Start DATA EXTRACT
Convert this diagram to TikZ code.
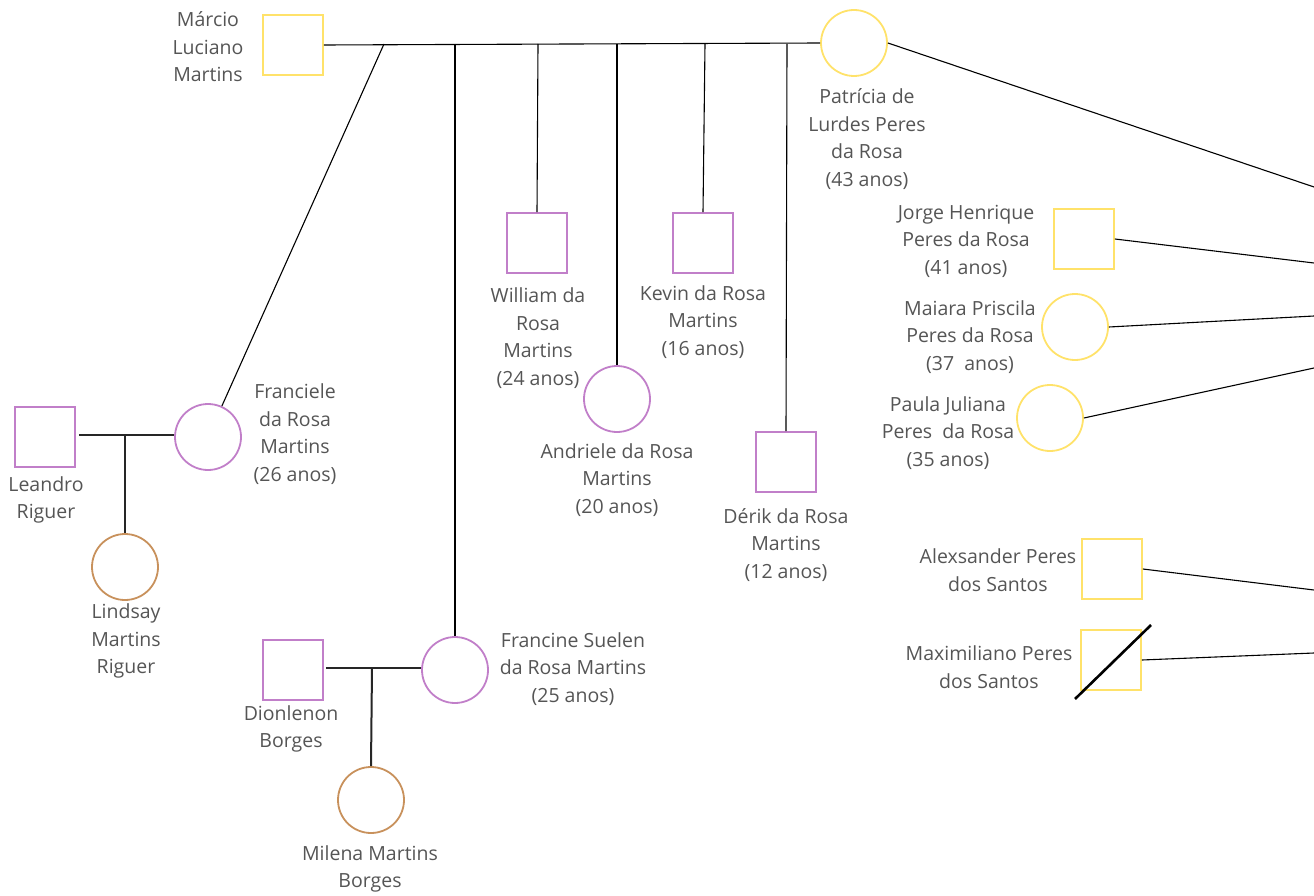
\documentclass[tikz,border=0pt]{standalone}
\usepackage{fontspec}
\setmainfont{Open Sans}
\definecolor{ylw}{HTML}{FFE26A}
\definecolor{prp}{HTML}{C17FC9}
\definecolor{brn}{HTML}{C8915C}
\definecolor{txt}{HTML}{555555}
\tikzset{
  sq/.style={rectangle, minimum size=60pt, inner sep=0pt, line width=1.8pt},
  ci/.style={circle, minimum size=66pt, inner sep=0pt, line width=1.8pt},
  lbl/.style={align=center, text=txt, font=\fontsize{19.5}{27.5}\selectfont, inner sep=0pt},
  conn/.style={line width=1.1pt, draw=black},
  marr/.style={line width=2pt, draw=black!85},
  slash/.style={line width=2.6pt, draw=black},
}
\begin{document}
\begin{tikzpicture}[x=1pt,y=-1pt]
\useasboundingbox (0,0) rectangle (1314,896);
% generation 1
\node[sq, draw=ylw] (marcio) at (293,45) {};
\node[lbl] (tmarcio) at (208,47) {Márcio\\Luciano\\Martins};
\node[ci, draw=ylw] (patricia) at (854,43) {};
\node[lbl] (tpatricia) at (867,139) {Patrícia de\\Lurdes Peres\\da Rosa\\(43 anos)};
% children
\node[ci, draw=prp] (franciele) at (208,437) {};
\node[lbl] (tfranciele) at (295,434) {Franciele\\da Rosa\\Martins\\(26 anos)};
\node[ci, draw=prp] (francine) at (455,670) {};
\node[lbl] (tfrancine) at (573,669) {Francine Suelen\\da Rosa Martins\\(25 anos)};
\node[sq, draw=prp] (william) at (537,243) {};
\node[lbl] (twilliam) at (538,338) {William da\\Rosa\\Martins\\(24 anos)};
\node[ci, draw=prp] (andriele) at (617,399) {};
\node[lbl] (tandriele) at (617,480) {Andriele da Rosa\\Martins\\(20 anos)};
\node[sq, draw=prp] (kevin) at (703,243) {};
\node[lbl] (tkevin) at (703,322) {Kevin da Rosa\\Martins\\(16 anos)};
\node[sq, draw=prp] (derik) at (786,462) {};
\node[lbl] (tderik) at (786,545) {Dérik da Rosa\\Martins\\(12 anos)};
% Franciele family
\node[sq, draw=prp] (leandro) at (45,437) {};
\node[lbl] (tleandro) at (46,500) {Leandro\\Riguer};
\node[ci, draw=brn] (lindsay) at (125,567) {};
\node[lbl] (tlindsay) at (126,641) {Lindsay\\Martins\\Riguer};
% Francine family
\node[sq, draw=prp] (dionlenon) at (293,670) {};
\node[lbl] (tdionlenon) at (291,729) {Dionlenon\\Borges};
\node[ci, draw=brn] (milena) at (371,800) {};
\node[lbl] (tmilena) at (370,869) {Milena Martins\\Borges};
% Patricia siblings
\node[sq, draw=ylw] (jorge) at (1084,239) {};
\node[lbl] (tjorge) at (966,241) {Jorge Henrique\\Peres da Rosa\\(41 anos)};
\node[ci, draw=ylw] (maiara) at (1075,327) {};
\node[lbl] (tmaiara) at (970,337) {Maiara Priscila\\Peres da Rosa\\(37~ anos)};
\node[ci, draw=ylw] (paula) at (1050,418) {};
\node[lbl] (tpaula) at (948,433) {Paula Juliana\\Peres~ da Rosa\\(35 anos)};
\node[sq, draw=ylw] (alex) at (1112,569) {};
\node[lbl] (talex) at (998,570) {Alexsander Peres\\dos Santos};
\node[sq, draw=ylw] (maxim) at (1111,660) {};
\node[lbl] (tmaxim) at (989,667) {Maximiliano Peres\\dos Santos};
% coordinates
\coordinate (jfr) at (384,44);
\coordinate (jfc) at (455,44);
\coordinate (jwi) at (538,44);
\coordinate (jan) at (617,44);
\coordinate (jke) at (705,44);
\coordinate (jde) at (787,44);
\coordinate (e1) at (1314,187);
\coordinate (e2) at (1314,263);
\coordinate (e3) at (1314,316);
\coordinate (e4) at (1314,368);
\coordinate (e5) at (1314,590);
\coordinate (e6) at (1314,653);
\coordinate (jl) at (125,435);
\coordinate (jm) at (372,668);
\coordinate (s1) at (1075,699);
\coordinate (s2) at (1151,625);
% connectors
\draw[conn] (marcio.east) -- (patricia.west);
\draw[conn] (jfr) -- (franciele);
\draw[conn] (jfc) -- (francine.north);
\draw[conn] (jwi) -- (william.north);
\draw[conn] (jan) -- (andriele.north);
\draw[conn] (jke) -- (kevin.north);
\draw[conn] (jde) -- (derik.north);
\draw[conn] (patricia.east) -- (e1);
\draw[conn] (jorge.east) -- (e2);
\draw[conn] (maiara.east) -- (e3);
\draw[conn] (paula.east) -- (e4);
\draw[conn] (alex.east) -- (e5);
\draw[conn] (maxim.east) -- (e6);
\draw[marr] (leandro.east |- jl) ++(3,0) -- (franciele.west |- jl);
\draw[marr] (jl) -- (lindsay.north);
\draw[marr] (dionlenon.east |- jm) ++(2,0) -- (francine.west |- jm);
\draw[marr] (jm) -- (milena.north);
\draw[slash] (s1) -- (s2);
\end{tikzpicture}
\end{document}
End DATA EXTRACT
Write out the whole listing again, exactly, with no pictures.

Convert this diagram to TikZ code.
\documentclass[tikz,border=0pt]{standalone}
\usepackage{fontspec}
\setmainfont{Open Sans}
\definecolor{ylw}{HTML}{FFE26A}
\definecolor{prp}{HTML}{C17FC9}
\definecolor{brn}{HTML}{C8915C}
\definecolor{txt}{HTML}{555555}
\tikzset{
  sq/.style={rectangle, minimum size=60pt, inner sep=0pt, line width=1.8pt},
  ci/.style={circle, minimum size=66pt, inner sep=0pt, line width=1.8pt},
  lbl/.style={align=center, text=txt, font=\fontsize{19.5}{27.5}\selectfont, inner sep=0pt},
  conn/.style={line width=1.1pt, draw=black},
  marr/.style={line width=2pt, draw=black!85},
  slash/.style={line width=2.6pt, draw=black},
}
\begin{document}
\begin{tikzpicture}[x=1pt,y=-1pt]
\useasboundingbox (0,0) rectangle (1314,896);
% generation 1
\node[sq, draw=ylw] (marcio) at (293,45) {};
\node[lbl] (tmarcio) at (208,47) {Márcio\\Luciano\\Martins};
\node[ci, draw=ylw] (patricia) at (854,43) {};
\node[lbl] (tpatricia) at (867,139) {Patrícia de\\Lurdes Peres\\da Rosa\\(43 anos)};
% children
\node[ci, draw=prp] (franciele) at (208,437) {};
\node[lbl] (tfranciele) at (295,434) {Franciele\\da Rosa\\Martins\\(26 anos)};
\node[ci, draw=prp] (francine) at (455,670) {};
\node[lbl] (tfrancine) at (573,669) {Francine Suelen\\da Rosa Martins\\(25 anos)};
\node[sq, draw=prp] (william) at (537,243) {};
\node[lbl] (twilliam) at (538,338) {William da\\Rosa\\Martins\\(24 anos)};
\node[ci, draw=prp] (andriele) at (617,399) {};
\node[lbl] (tandriele) at (617,480) {Andriele da Rosa\\Martins\\(20 anos)};
\node[sq, draw=prp] (kevin) at (703,243) {};
\node[lbl] (tkevin) at (703,322) {Kevin da Rosa\\Martins\\(16 anos)};
\node[sq, draw=prp] (derik) at (786,462) {};
\node[lbl] (tderik) at (786,545) {Dérik da Rosa\\Martins\\(12 anos)};
% Franciele family
\node[sq, draw=prp] (leandro) at (45,437) {};
\node[lbl] (tleandro) at (46,500) {Leandro\\Riguer};
\node[ci, draw=brn] (lindsay) at (125,567) {};
\node[lbl] (tlindsay) at (126,641) {Lindsay\\Martins\\Riguer};
% Francine family
\node[sq, draw=prp] (dionlenon) at (293,670) {};
\node[lbl] (tdionlenon) at (291,729) {Dionlenon\\Borges};
\node[ci, draw=brn] (milena) at (371,800) {};
\node[lbl] (tmilena) at (370,869) {Milena Martins\\Borges};
% Patricia siblings
\node[sq, draw=ylw] (jorge) at (1084,239) {};
\node[lbl] (tjorge) at (966,241) {Jorge Henrique\\Peres da Rosa\\(41 anos)};
\node[ci, draw=ylw] (maiara) at (1075,327) {};
\node[lbl] (tmaiara) at (970,337) {Maiara Priscila\\Peres da Rosa\\(37~ anos)};
\node[ci, draw=ylw] (paula) at (1050,418) {};
\node[lbl] (tpaula) at (948,433) {Paula Juliana\\Peres~ da Rosa\\(35 anos)};
\node[sq, draw=ylw] (alex) at (1112,569) {};
\node[lbl] (talex) at (998,570) {Alexsander Peres\\dos Santos};
\node[sq, draw=ylw] (maxim) at (1111,660) {};
\node[lbl] (tmaxim) at (989,667) {Maximiliano Peres\\dos Santos};
% coordinates
\coordinate (jfr) at (384,44);
\coordinate (jfc) at (455,44);
\coordinate (jwi) at (538,44);
\coordinate (jan) at (617,44);
\coordinate (jke) at (705,44);
\coordinate (jde) at (787,44);
\coordinate (e1) at (1314,187);
\coordinate (e2) at (1314,263);
\coordinate (e3) at (1314,316);
\coordinate (e4) at (1314,368);
\coordinate (e5) at (1314,590);
\coordinate (e6) at (1314,653);
\coordinate (jl) at (125,435);
\coordinate (jm) at (372,668);
\coordinate (s1) at (1075,699);
\coordinate (s2) at (1151,625);
% connectors
\draw[conn] (marcio.east) -- (patricia.west);
\draw[conn] (jfr) -- (franciele);
\draw[conn] (jfc) -- (francine.north);
\draw[conn] (jwi) -- (william.north);
\draw[conn] (jan) -- (andriele.north);
\draw[conn] (jke) -- (kevin.north);
\draw[conn] (jde) -- (derik.north);
\draw[conn] (patricia.east) -- (e1);
\draw[conn] (jorge.east) -- (e2);
\draw[conn] (maiara.east) -- (e3);
\draw[conn] (paula.east) -- (e4);
\draw[conn] (alex.east) -- (e5);
\draw[conn] (maxim.east) -- (e6);
\draw[marr] (leandro.east |- jl) ++(3,0) -- (franciele.west |- jl);
\draw[marr] (jl) -- (lindsay.north);
\draw[marr] (dionlenon.east |- jm) ++(2,0) -- (francine.west |- jm);
\draw[marr] (jm) -- (milena.north);
\draw[slash] (s1) -- (s2);
\end{tikzpicture}
\end{document}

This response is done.